No fue sino imaginarme al bacán de Jeremiah, con su desenvoltura, su joda y su frescura, mamándole gallo al dueño de un restaurante en la “Zona G” de Bogotá, para que ese hijueputa cachaco lo eche llamándole a la policía.
Eso no va a pasar, prefiero que no vaya.
Y no va a pasar porque, si pasa, yo cojo un avión y voy a Bogotá, nada más que para levantar a trompadas a ese cachaco hijueputa, y yo no quiero amargarme la vida. Mejor que no vaya. Colombia no está preparada para la bacanidad de Jeremiah. De pronto nunca lo va a estar.

No alcanza con ser vicepresidente para tener derecho a la vida, siendo negro, mucho menos con ser un simple turista de África.

Y lo que más tristeza me da es saber cómo van a tratar de bien a Francia en África. La van a cargar a donde vaya.
Ustedes no saben lo mucho que África quiere a Suramérica. Si lo supieran, no volverían a hablar nunca más de los “negritos”.

En parte, nosotros somos África también, y uno no puede negar lo qué es. Nuestro racismo es un racismo de mestizos y mulatos, el peor de todos, un racismo de mestizos acomplejados racialmente.
¡Ojalá me llamaran a mi para ser embajador de Colombia en un país de África! Iría más rápido que si me ofrecen la Embajada en Londres.

Tenemos que aprender a querer a África, y también a integrar a nuestros afros a la sociedad como Dios manda.
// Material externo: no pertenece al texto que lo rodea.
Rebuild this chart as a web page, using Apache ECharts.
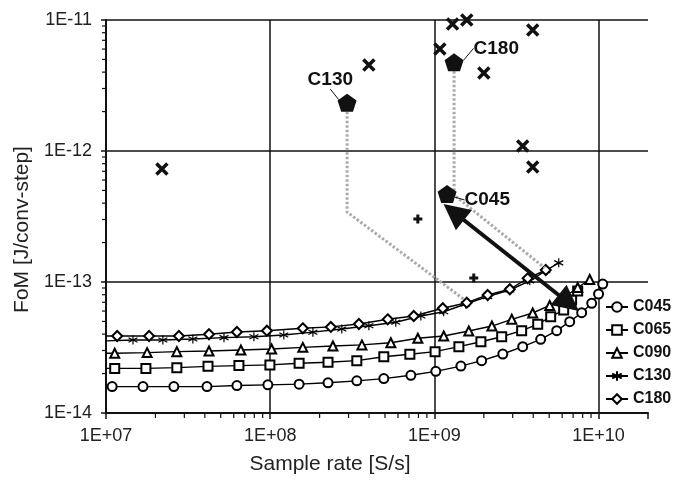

Si Francia se lanza en el 2026 a la Presidencia, yo voto por ella, haga lo que haga de aquí hasta el fin de este Gobierno.

Y si por mi fuera, que mande el hijueputa helicóptero para casa ‘e la pinga y se compre un avión más grande que el de Petro.
Uno oye a las malparidas senadoras del CD y creería que la Cabal y la Valencia pretende que la vieja cruce el Atlántico nadando, ¡malparidas!
¡Nadando se van a ir ustedes a Miami como sigan con esa tónica racista!

Hay que empezar a decirle “NO” al racismo. Colombia está podrida con el racismo, y toca erradicarlo. Quizá con más vehemencia que la corrupción.

Nuestro racismo es endémico, es un racismo patológico de gente profundamente enferma, y se tiene que acabar.